Nicht immer neutral, aber thematisch vielfältig und meist gratis sind die Vorführungen und Schulungen der großen Baumärkte. „Die Frauenkurse haben eher Seminarcharakter“, sagt Ursula Dauth, Sprecherin von Hornbach. „Frauen bekennen sich dazu, wenn sie keinen Plan haben. Männer versuchen eher, sich da durchzuwurschteln.“ Hornbach ist auf beide Zielgruppen eingestellt: Arbeitsanleitungen Online und zum Mitnehmen für die Herren, Seminare für die Damen. So kann man Fliesen und Laminat legen lernen – „ohne Kaufzwang“, wie die Sprecherin versichert. Ähnliches ist von anderen Baumarktketten zu hören, die – teilweise gemeinsam mit Herstellern – Arbeitstechniken vorführen und ihre Kunden probieren lassen. Rüdiger Pipial kann als Profi zumindest die Großkunden-Kurse der Baumärkte beurteilen: „Die sind in Ordnung.“

Von wachsender Nachfrage nach Frauenkursen berichtet auch Anja Meyer von der Deutschen Heimwerker-Akademie (DHA). Die Akademie wurde 1988 auf Initiative von Bosch gegründet und bietet als unabhängiger Verein bundesweit Praxisseminare an, auch in Berlin. Ein Drittel der 15 000 Teilnehmer im vergangenen Jahr waren Frauen – oft Singles oder Geschiedene, die nicht wegen jeder Kleinigkeit die Nachbarn behelligen wollten. „Viele haben vor allem Hemmungen, mit Elektrowerkzeugen zu hantieren“, sagt Anja Meyer. „Hinterher sagen sie dann: Hätte ich gewusst, wie einfach das geht, hätte ich es schon früher selber gemacht.“

Seit es viele einfache Werkzeuge für ein paar Euro beim Discounter gibt und Baumärkte diverse Maschinen verleihen, steht grenzenlosem Tatendrang scheinbar nichts mehr im Wege. Aber der Mieterverein warnt. „Das fängt bei der Müllentsorgung an“, sagt Hauptgeschäftsführer Hartmann Vetter. Bauschutt gehöre nicht in die Hausmülltonne – und werde von der BSR, wenn sie es bemerkt, auch nicht immer stillschweigend abgefahren. Ein Container vor der Haustür kann bei großen Mengen praktisch sein, darf aber nur mit Erlaubnis der Verwaltung auf die Straße gestellt werden. Chemikalien wie Farben sind Sondermüll, den man am besten zum Recyclinghof bringt.

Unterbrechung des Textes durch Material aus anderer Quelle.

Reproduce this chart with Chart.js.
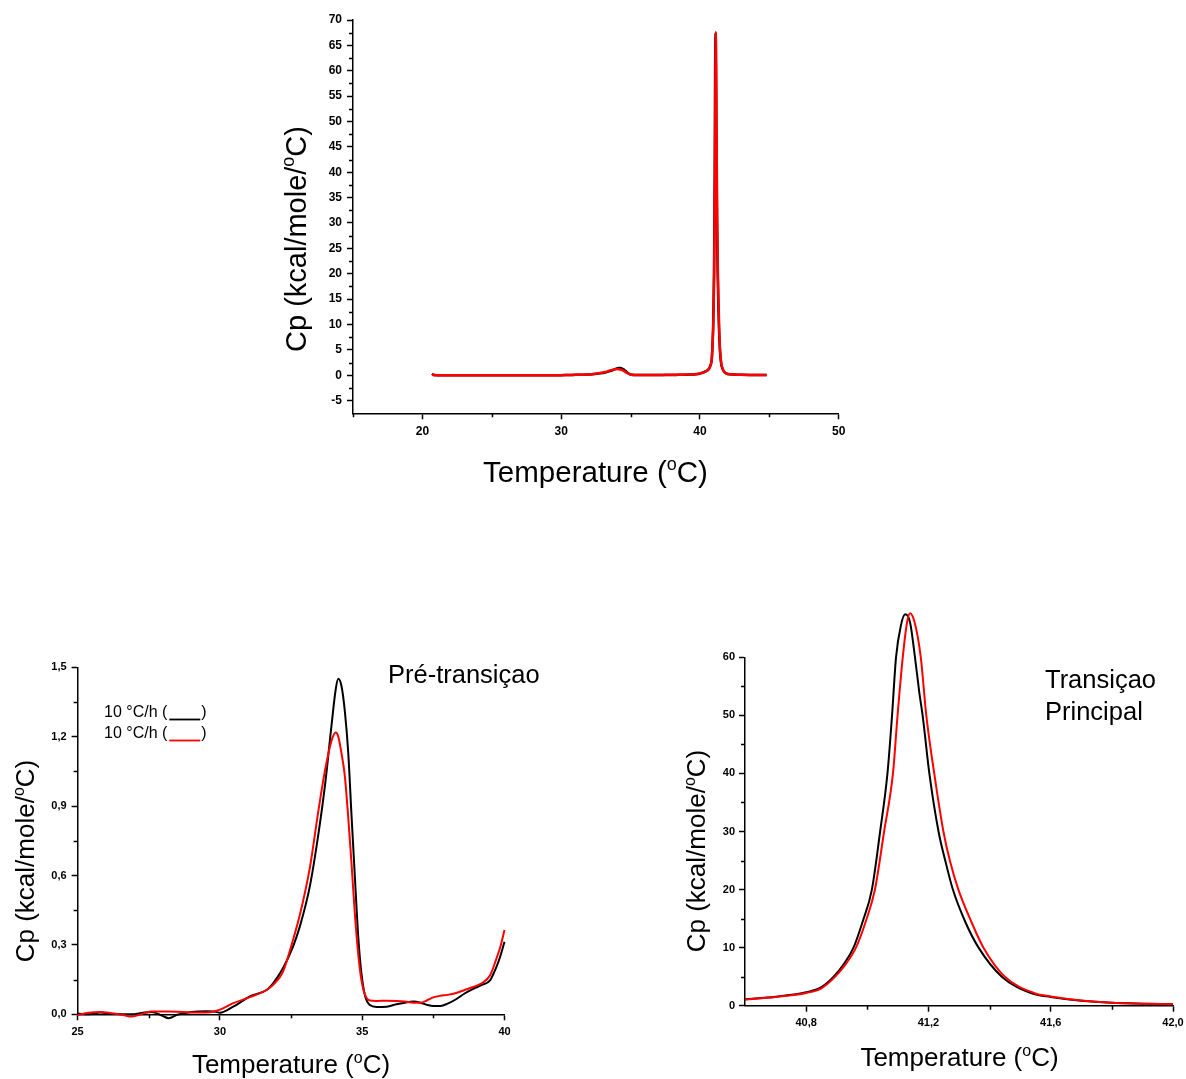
<!DOCTYPE html>
<html>
<head>
<meta charset="utf-8">
<script src="https://cdn.jsdelivr.net/npm/chart.js@4.4.1/dist/chart.umd.min.js"></script>
<style>
  html, body { margin: 0; padding: 0; background: #fff; }
  body { width: 1186px; height: 1079px; position: relative; overflow: hidden; }
  canvas { position: absolute; }
</style>
</head>
<body>
<canvas id="full" width="620" height="500" style="left:250px;top:0px"></canvas>
<canvas id="pre" width="560" height="449" style="left:0px;top:630px"></canvas>
<canvas id="main" width="576" height="489" style="left:610px;top:590px"></canvas>
<script>
'use strict';

// pre-transition scan, 25-40 °C
const preTemp = [25.0, 25.4, 25.8, 26.2, 26.6, 26.9, 27.3, 27.6, 28.0, 28.2,
  28.5, 29.0, 29.5, 29.8, 30.0, 30.47, 31.05, 31.64, 31.87, 32.22,
  32.57, 32.81, 33.16, 33.45, 33.69, 33.92, 34.07, 34.16, 34.27, 34.39,
  34.51, 34.62, 34.74, 34.86, 34.97, 35.1, 35.27, 35.5, 35.86, 36.2,
  36.5, 36.8, 37.05, 37.3, 37.5, 37.75, 38.0, 38.3, 38.6, 38.9,
  39.2, 39.5, 39.7, 39.85, 40.0];
const preCpBlack = [0.003, 0.0, 0.008, 0.002, 0.0, 0.0, 0.007, 0.01, -0.008, -0.017,
  -0.002, 0.01, 0.013, 0.012, 0.007, 0.033, 0.077, 0.105, 0.134, 0.2,
  0.293, 0.38, 0.553, 0.77, 0.987, 1.247, 1.405, 1.45, 1.42, 1.31,
  1.13, 0.87, 0.6, 0.337, 0.18, 0.08, 0.04, 0.032, 0.033, 0.043,
  0.05, 0.055, 0.05, 0.04, 0.036, 0.036, 0.046, 0.065, 0.09, 0.11,
  0.127, 0.148, 0.2, 0.25, 0.314];
const preCpRed = [-0.003, 0.007, 0.01, 0.004, -0.003, -0.01, 0.003, 0.012, 0.012, 0.012,
  0.011, 0.008, 0.008, 0.012, 0.02, 0.048, 0.074, 0.105, 0.127, 0.185,
  0.322, 0.43, 0.633, 0.871, 1.052, 1.182, 1.218, 1.2, 1.13, 1.03,
  0.85, 0.66, 0.438, 0.26, 0.15, 0.084, 0.06, 0.058, 0.059, 0.058,
  0.055, 0.05, 0.05, 0.062, 0.073, 0.08, 0.084, 0.092, 0.105, 0.118,
  0.134, 0.17, 0.235, 0.29, 0.364];

// main transition, 40.6-42.0 °C
const mainTempBlack = [40.6, 40.7, 40.8, 40.85, 40.89, 40.925, 40.955, 40.985, 41.015, 41.042, 41.066, 41.081,
  41.094, 41.11, 41.124, 41.14, 41.156, 41.17, 41.181, 41.203, 41.233, 41.255, 41.28, 41.32, 41.364, 41.44,
  41.54, 41.6, 41.7, 41.8, 41.9, 42.0];
const mainCpBlack = [1.1, 1.55, 2.3, 3.2, 5.0, 7.3, 10.0, 14.5, 20.0, 30.0, 40.0, 50.0,
  60.0, 65.5, 67.4, 66.0, 60.0, 54.0, 50.0, 40.0, 30.0, 25.0, 20.0, 14.5, 10.0, 5.0,
  2.1, 1.5, 0.85, 0.5, 0.35, 0.25];
const mainTempRed = [40.6, 40.7, 40.8, 40.85, 40.895, 40.93, 40.963, 40.995, 41.025, 41.055, 41.084, 41.099,
  41.116, 41.13, 41.14, 41.155, 41.175, 41.193, 41.219, 41.249, 41.27, 41.298, 41.34, 41.38, 41.45, 41.55,
  41.6, 41.7, 41.8, 41.9, 42.0];
const mainCpRed = [1.05, 1.5, 2.2, 3.0, 5.0, 7.2, 10.0, 14.5, 20.0, 30.0, 40.0, 50.0,
  60.0, 66.0, 67.6, 66.0, 60.0, 50.0, 40.0, 30.0, 25.0, 20.0, 14.5, 10.0, 5.0, 2.1,
  1.6, 0.9, 0.5, 0.35, 0.25];

// remaining stretches of the full scan
const leadTemp = [20.7, 20.8, 21.5, 22.5, 23.5, 24.5];
const leadCpBlack = [0.3, 0.05, 0.0, 0.02, 0.0, 0.0];
const leadCpRed = [0.3, 0.05, 0.0, 0.0, 0.0, 0.0];
const bridgeTemp = [40.2, 40.4];
const bridgeCp = [0.5, 0.75];
const tailTemp = [42.5, 43.0, 44.0, 44.8];
const tailCp = [0.15, 0.1, 0.05, 0.05];

// ticks
const fullXTicks = [20, 30, 40, 50];
const fullXMinor = [15, 25, 35, 45];
const fullYTicks = [-5, 0, 5, 10, 15, 20, 25, 30, 35, 40, 45, 50, 55, 60, 65, 70];
const fullYMinor = [-2.5, 2.5, 7.5, 12.5, 17.5, 22.5, 27.5, 32.5, 37.5, 42.5, 47.5, 52.5, 57.5, 62.5, 67.5];
const preXTicks = [25, 30, 35, 40];
const preXMinor = [27.5, 32.5, 37.5];
const preYTicks = [0, 0.3, 0.6, 0.9, 1.2, 1.5];
const preYMinor = [0.15, 0.45, 0.75, 1.05, 1.35];
const mainXTicks = [40.8, 41.2, 41.6, 42.0];
const mainXMinor = [41.0, 41.4, 41.8];
const mainYTicks = [0, 10, 20, 30, 40, 50, 60];
const mainYMinor = [5, 15, 25, 35, 45, 55];

const FONT = '"Liberation Sans", Arial, Helvetica, sans-serif';
const RED = '#ff0000';
const BLACK = '#000000';

function points(t, cp) {
  return t.map((x, i) => ({ x: x, y: cp[i] }));
}

function fmt(v, decimals) {
  return v.toFixed(decimals).replace('.', ',');
}

// fixes the axis box size so the plot area lands where we want it
function fixSize(size) {
  return function (scale) {
    if (scale.isHorizontal()) scale.height = size;
    else scale.width = size;
    scale.paddingLeft = scale.paddingRight = scale.paddingTop = scale.paddingBottom = 0;
  };
}

function axis(min, max, ticks, decimals, size, fontSize, pad) {
  return {
    type: 'linear',
    min: min,
    max: max,
    afterBuildTicks: s => { s.ticks = ticks.map(v => ({ value: v })); },
    afterFit: fixSize(size),
    ticks: {
      autoSkip: false, maxRotation: 0, minRotation: 0, color: '#000', padding: pad,
      font: { family: FONT, size: fontSize, weight: 'bold' },
      callback: v => fmt(v, decimals)
    },
    grid: { drawOnChartArea: false, drawTicks: true, tickLength: 6, tickColor: '#000', tickWidth: 1.5 },
    border: { display: true, color: '#000', width: 1.5 }
  };
}

// text with a raised small "o"
function richText(ctx, parts, size, x, y, angle) {
  const base = size + 'px ' + FONT;
  const small = Math.round(size * 0.62) + 'px ' + FONT;
  let w = 0;
  parts.forEach(p => { ctx.font = p[1] ? small : base; w += ctx.measureText(p[0]).width; });
  ctx.save();
  ctx.translate(x, y);
  ctx.rotate(angle);
  ctx.fillStyle = '#000';
  ctx.textAlign = 'left';
  ctx.textBaseline = 'alphabetic';
  let cx = -w / 2;
  parts.forEach(p => {
    ctx.font = p[1] ? small : base;
    ctx.fillText(p[0], cx, p[1] ? -size * 0.4 : 0);
    cx += ctx.measureText(p[0]).width;
  });
  ctx.restore();
}

const X_TITLE = [['Temperature (', 0], ['o', 1], ['C)', 0]];
const Y_TITLE = [['Cp (kcal/mole/', 0], ['o', 1], ['C)', 0]];

// minor ticks, axis titles and notes; positions given in page pixels
function decor(o) {
  return {
    id: 'decor',
    afterDraw(chart) {
      const ctx = chart.ctx;
      const xs = chart.scales.x, ys = chart.scales.y;
      ctx.save();
      ctx.strokeStyle = '#000';
      ctx.lineWidth = 1.5;
      ctx.beginPath();
      o.xMinor.forEach(v => {
        const px = Math.round(xs.getPixelForValue(v)) + 0.5;
        ctx.moveTo(px, xs.top);
        ctx.lineTo(px, xs.top + 4);
      });
      o.yMinor.forEach(v => {
        const py = Math.round(ys.getPixelForValue(v)) + 0.5;
        ctx.moveTo(ys.right, py);
        ctx.lineTo(ys.right - 4, py);
      });
      ctx.stroke();
      ctx.translate(-o.left, -o.top);
      richText(ctx, X_TITLE, o.xSize, o.xTitle[0], o.xTitle[1], 0);
      richText(ctx, Y_TITLE, o.ySize, o.yTitle[0], o.yTitle[1], -Math.PI / 2);
      ctx.fillStyle = '#000';
      ctx.textAlign = 'left';
      ctx.textBaseline = 'alphabetic';
      (o.notes || []).forEach(n => {
        ctx.font = n[3] + 'px ' + FONT;
        ctx.fillText(n[0], n[1], n[2]);
      });
      (o.keys || []).forEach(k => {
        ctx.font = '16px ' + FONT;
        ctx.fillText(k.text + ' (', k.x, k.y);
        const x0 = k.x + ctx.measureText(k.text + ' (').width;
        ctx.strokeStyle = k.color;
        ctx.lineWidth = 1.8;
        ctx.beginPath();
        ctx.moveTo(x0 + 2, k.y + 2.5);
        ctx.lineTo(x0 + 33, k.y + 2.5);
        ctx.stroke();
        ctx.fillText(')', x0 + 34, k.y);
      });
      ctx.restore();
    }
  };
}

function line(label, data, color, width, order) {
  return {
    label: label, data: data, borderColor: color, backgroundColor: color, borderWidth: width,
    pointRadius: 0, fill: false, cubicInterpolationMode: 'monotone', clip: false, order: order
  };
}

function build(id, datasets, xAxis, yAxis, padding, deco) {
  return new Chart(document.getElementById(id), {
    type: 'line',
    data: { datasets: datasets },
    options: {
      responsive: false,
      animation: false,
      devicePixelRatio: 1,
      parsing: false,
      layout: { padding: padding },
      plugins: { legend: { display: false }, tooltip: { enabled: false } },
      scales: { x: xAxis, y: yAxis }
    },
    plugins: [deco]
  });
}

// full scan
const fullTempBlack = leadTemp.concat(preTemp, bridgeTemp, mainTempBlack, tailTemp);
const fullCpBlack = leadCpBlack.concat(preCpBlack, bridgeCp, mainCpBlack, tailCp);
const fullTempRed = leadTemp.concat(preTemp, bridgeTemp, mainTempRed, tailTemp);
const fullCpRed = leadCpRed.concat(preCpRed, bridgeCp, mainCpRed, tailCp);

build('full',
  [line('10 °C/h', points(fullTempBlack, fullCpBlack), BLACK, 2.5, 1),
   line('10 °C/h', points(fullTempRed, fullCpRed), RED, 2.5, 0)],
  axis(15, 50, fullXTicks, 0, 86.7, 12, 5),
  axis(-7.5, 70, fullYTicks, 0, 103, 12, 5),
  { left: 0, top: 20, right: 31.3, bottom: 0 },
  decor({ left: 250, top: 0, xMinor: fullXMinor, yMinor: fullYMinor, xSize: 29.5, ySize: 29,
          xTitle: [595.5, 482], yTitle: [306, 239] }));

build('pre',
  [line('10 °C/h', points(preTemp, preCpBlack), BLACK, 2, 1),
   line('10 °C/h', points(preTemp, preCpRed), RED, 2, 0)],
  axis(25, 40, preXTicks, 0, 64.7, 11, 5),
  axis(0, 1.5, preYTicks, 1, 77.6, 11, 5),
  { left: 0, top: 37.3, right: 55.5, bottom: 0 },
  decor({ left: 0, top: 630, xMinor: preXMinor, yMinor: preYMinor, xSize: 26, ySize: 26,
          xTitle: [291, 1073], yTitle: [34, 861],
          notes: [['Pré-transiçao', 388, 683, 25.5]],
          keys: [{ text: '10 °C/h', x: 104, y: 717, color: BLACK },
                 { text: '10 °C/h', x: 104, y: 738, color: RED }] }));

build('main',
  [line('10 °C/h', points(mainTempBlack, mainCpBlack), BLACK, 2, 1),
   line('10 °C/h', points(mainTempRed, mainCpRed), RED, 2, 0)],
  axis(40.6, 42.0, mainXTicks, 1, 73.3, 11, 5),
  axis(0, 60, mainYTicks, 0, 135, 11, 4),
  { left: 0, top: 67.3, right: 13, bottom: 0 },
  decor({ left: 610, top: 590, xMinor: mainXMinor, yMinor: mainYMinor, xSize: 26, ySize: 26,
          xTitle: [959.5, 1066], yTitle: [705, 851],
          notes: [['Transiçao', 1045, 688, 25.5], ['Principal', 1045, 720, 25.5]] }));
</script>
</body>
</html>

„Auch bei Lärm und Dreck muss man vorsichtig sein“, sagt Vetter: „Ruhezeiten einhalten, Nachbarn informieren und hinterher zur Einweihung einladen!“ Eingriffe an der Bausubstanz müssten vorab mit dem Vermieter vereinbart werden, am besten schriftlich und inklusive Rückbau-Regelung. So vermeide man, beim Auszug den selbst installierten Einbauschrank wieder herausreißen zu müssen, über den sich der Nachmieter vielleicht gefreut hätte. „Und alle Heimwerkerei findet ihre Grenzen da, wo irgendwelche Leitungen beschädigt werden“, sagt Vetter. Lagepläne gebe es eher selten. Wer trotzdem drauflosbohrt, muss hoffen, dass die Leitungen fachgerecht verlegt worden sind – also lotrecht von Steckdosen, Schaltern und Hähnen weg. Wenn doch etwas schief geht, bleibt als letzte Hoffnung die Versicherung. Der kann man Schäden in der eigenen Wohnung oft ganz gut erklären. Wenn einem in fremden Wohnungen Missgeschicke passieren, macht man sich dagegen leicht der Schwarzarbeit verdächtig und hat dann doppelten Ärger. Insofern ist die eigene Wohnung der beste Platz zum Werkeln. Es gibt viel zu tun.